The Swedish Research Council has a coordinating role and a central role in funding and in international participation in important cooperative projects. This role needs to be reinforced, as the system faces challenges in the form of the current weakness of the Swedish krona, strategy issues, the division of roles and priorities. Funding bodies, higher education institutions, the business sector and decision-makers need to coordinate to ensure the investments made have a long-term perspective.

In the panel, from left to right: Ole Petter Otterson, KI, Katrin Riklund, Umeå, Johan Söderström, ABB, Björn Halleröd, Swedish Research Council, Lars Hultman, Swedish Foundation for Strategic Research, Astrid Söderbergh Widding, Stockholm, Per Dannetun, Linköping.
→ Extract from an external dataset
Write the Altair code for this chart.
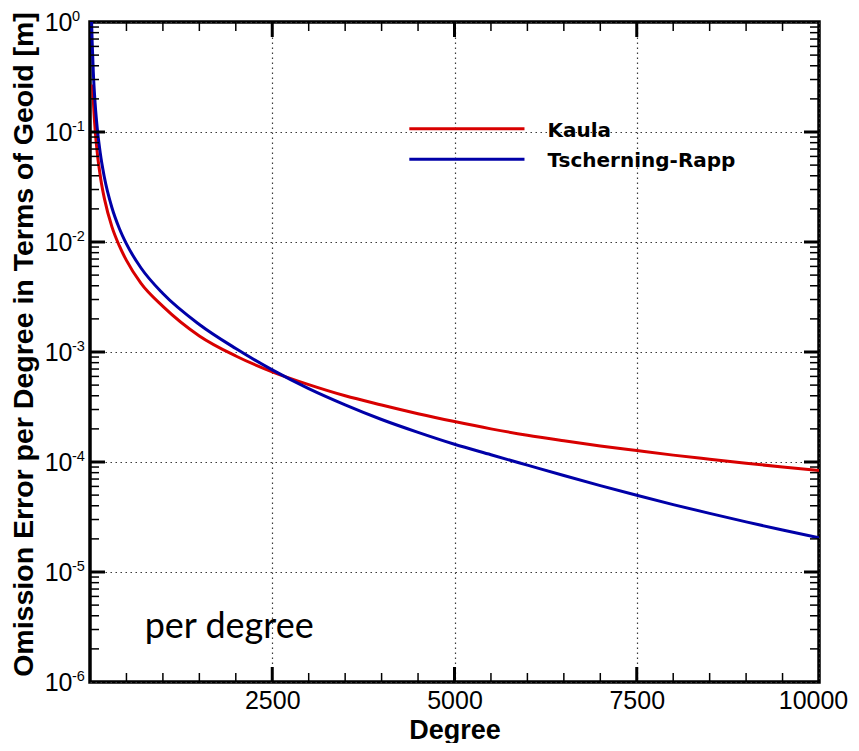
import altair as alt
import pandas as pd

# ---- data ----
series_names = ["Kaula", "Tscherning-Rapp"]
series_colors = ["#d80000", "#0000a8"]

kaula_degree = [36, 50, 70, 100, 150, 200, 300, 400, 500, 700, 1000, 1500, 2000, 2500,
                3000, 3500, 4000, 4500, 5000, 5500, 6000, 6500, 7000, 7500, 8000, 8500,
                9000, 9500, 10000]
kaula_value = [0.27, 0.17, 0.106, 0.0644, 0.0365, 0.0244, 0.0138, 0.0093, 0.0068, 0.0042,
               0.0026, 0.0014, 0.00092, 0.00066, 0.000505, 0.0004, 0.00033, 0.000275,
               0.000233, 0.0002, 0.000175, 0.000156, 0.00014, 0.000127, 0.0001155,
               0.000106, 0.0000975, 0.00009, 0.0000835]

tr_degree = [22, 30, 45, 70, 100, 140, 195, 300, 400, 500, 700, 1000, 1500, 2000, 2500,
             3000, 3500, 4000, 4500, 5000, 5500, 6000, 6500, 7000, 7500, 8000, 8500,
             9000, 9500, 10000]
tr_value = [1.0, 0.65, 0.355, 0.183, 0.107, 0.0648, 0.0394, 0.0206, 0.0134, 0.0096,
            0.0058, 0.0034, 0.00178, 0.001075, 0.000688, 0.000465, 0.000331, 0.0002435,
            0.000186, 0.000145, 0.0001164, 0.0000936, 0.0000753, 0.000061, 0.0000498,
            0.000041, 0.0000341, 0.00002855, 0.0000241, 0.0000205]

x_label_values = [2500, 5000, 7500, 10000]
x_major_ticks = [2500, 5000, 7500]
x_minor_ticks = [500, 1000, 1500, 2000, 3000, 3500, 4000, 4500, 5500, 6000, 6500,
                 7000, 8000, 8500, 9000, 9500]
y_label_values = [1e-6, 1e-5, 1e-4, 1e-3, 1e-2, 1e-1, 1.0]
y_exponent_labels = ["-6", "-5", "-4", "-3", "-2", "-1", "0"]
y_major_ticks = [1e-5, 1e-4, 1e-3, 1e-2, 1e-1]
y_minor_ticks = [k * 10.0 ** e for e in range(-6, 0) for k in range(2, 10)]

legend_x_start = [4380, 4380]
legend_x_end = [5960, 5960]
legend_label_x = [6276, 6276]
legend_y = [0.107, 0.0565]

note_text = ["per degree"]
note_x = [750]
note_y = [2.5e-6]

# ---- tables (all layers share the field names "degree" and "value") ----
df = pd.concat([
    pd.DataFrame({"degree": kaula_degree, "value": kaula_value, "series": series_names[0]}),
    pd.DataFrame({"degree": tr_degree, "value": tr_value, "series": series_names[1]}),
], ignore_index=True)
legend_df = pd.DataFrame({"series": series_names, "degree": legend_x_start,
                          "x1": legend_x_end, "value": legend_y})
legend_lab_df = pd.DataFrame({"series": series_names, "degree": legend_label_x,
                              "value": legend_y})
note_df = pd.DataFrame({"text": note_text, "degree": note_x, "value": note_y})
exp_df = pd.DataFrame({"value": y_label_values, "e": y_exponent_labels})

W, H = 729, 660
xscale = alt.Scale(domain=[0, 10000], nice=False, zero=False)
yscale = alt.Scale(type="log", domain=[1e-6, 1], nice=False)
cscale = alt.Scale(domain=series_names, range=series_colors)

LABEL_FONT = "Liberation Sans"
grid_style = dict(grid=True, gridColor="#3a3a3a", gridDash=[1.5, 3.5], gridWidth=1.2)

X = alt.X("degree:Q", scale=xscale)
Y = alt.Y("value:Q", scale=yscale)

lines = alt.Chart(df).mark_line(strokeWidth=3, clip=True, interpolate="monotone").encode(
    x=alt.X("degree:Q", scale=xscale, axis=alt.Axis(
        orient="bottom", values=x_label_values, format="d", ticks=False, domain=False,
        labelFont=LABEL_FONT, labelFontSize=25, labelColor="black", labelPadding=6,
        labelFlush=False,
        labelOffset={"condition": {"test": "datum.value === 10000", "value": -6}, "value": 0},
        title="Degree", titleFont=LABEL_FONT, titleFontSize=27, titleFontWeight="bold",
        titleColor="black", titleY=56, titleBaseline="alphabetic", **grid_style)),
    y=alt.Y("value:Q", scale=yscale, axis=alt.Axis(
        orient="left", values=y_label_values, labelExpr="'10'", ticks=False, domain=False,
        labelFont=LABEL_FONT, labelFontSize=25, labelColor="black", labelPadding=18,
        labelFlush=False,
        title="Omission Error per Degree in Terms of Geoid [m]", titleFont=LABEL_FONT,
        titleFontSize=28.5, titleFontWeight="bold", titleColor="black", titleAngle=270,
        titleX=-58, titleY=322, titleAlign="center", titleBaseline="alphabetic",
        **grid_style)),
    color=alt.Color("series:N", scale=cscale, legend=None),
)

# superscript exponents of the y labels
exps = alt.Chart(exp_df).mark_text(
    align="left", baseline="middle", font=LABEL_FONT, fontSize=14.5, dy=-5, color="black"
).encode(y=Y, x=alt.value(-18), text="e:N")


# inward tick marks on all four sides of the frame
def x_ticks(vals, size, width, top):
    d = pd.DataFrame({"degree": vals})
    y0, y1 = (0, size) if top else (H, H - size)
    return alt.Chart(d).mark_rule(color="black", strokeWidth=width).encode(
        x=X, y=alt.value(y0), y2=alt.value(y1))


def y_ticks(vals, size, width, right):
    d = pd.DataFrame({"value": vals})
    x0, x1 = (W, W - size) if right else (0, size)
    return alt.Chart(d).mark_rule(color="black", strokeWidth=width).encode(
        y=Y, x=alt.value(x0), x2=alt.value(x1))


ticks = [
    x_ticks(x_minor_ticks, 9, 1.5, False), x_ticks(x_major_ticks, 15, 3, False),
    x_ticks(x_minor_ticks, 9, 1.5, True), x_ticks(x_major_ticks, 15, 3, True),
    y_ticks(y_minor_ticks, 9, 1.5, False), y_ticks(y_major_ticks, 15, 3, False),
    y_ticks(y_minor_ticks, 9, 1.5, True), y_ticks(y_major_ticks, 15, 3, True),
]

legend_rules = alt.Chart(legend_df).mark_rule(strokeWidth=3).encode(
    x=X, x2="x1:Q", y=Y,
    color=alt.Color("series:N", scale=cscale, legend=None),
)
legend_text = alt.Chart(legend_lab_df).mark_text(
    align="left", baseline="middle", font="DejaVu Sans", fontWeight="bold", fontSize=20,
    dy=2, color="black").encode(x=X, y=Y, text="series:N")
note = alt.Chart(note_df).mark_text(
    align="left", baseline="alphabetic", font="Lato", fontSize=36, color="black").encode(
    x=X, y=Y, text="text:N")

chart = alt.layer(lines, *ticks, exps, legend_rules, legend_text, note).properties(
    width=W, height=H,
    autosize=alt.AutoSizeParams(type="none"),
    padding={"left": 82, "top": 14, "right": 32, "bottom": 61},
    background="white",
).configure_view(stroke="black", strokeWidth=3.5)

chart.save("out.html", embed_options={"renderer": "svg", "actions": False})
There was great unanimity on now taking responsibility together, nationally. The universities, the Association of Swedish Higher Education Institutions, the Swedish Research Council and industry. Resources will be widely available throughout the country and Sweden’s competitiveness as a knowledge nation must be upheld by:

  1. Resources for the Swedish Research Council to safeguard investments that have already been made;
  2. A regulatory framework that allows Swedish researchers to participate fully in international cooperation and initiatives;
  3. Index-linked resources for higher education, since education and infrastructure are interconnected;
  4. Enhanced national coordination with resources for initiatives in digitisation, data-driven research and Open Science;
  5. A long-term and comprehensive vision to strengthen knowledge society value chains throughout the country.  Free research is an indispensable factor for renewal. Increased dialogue, coordination and prioritisation are required!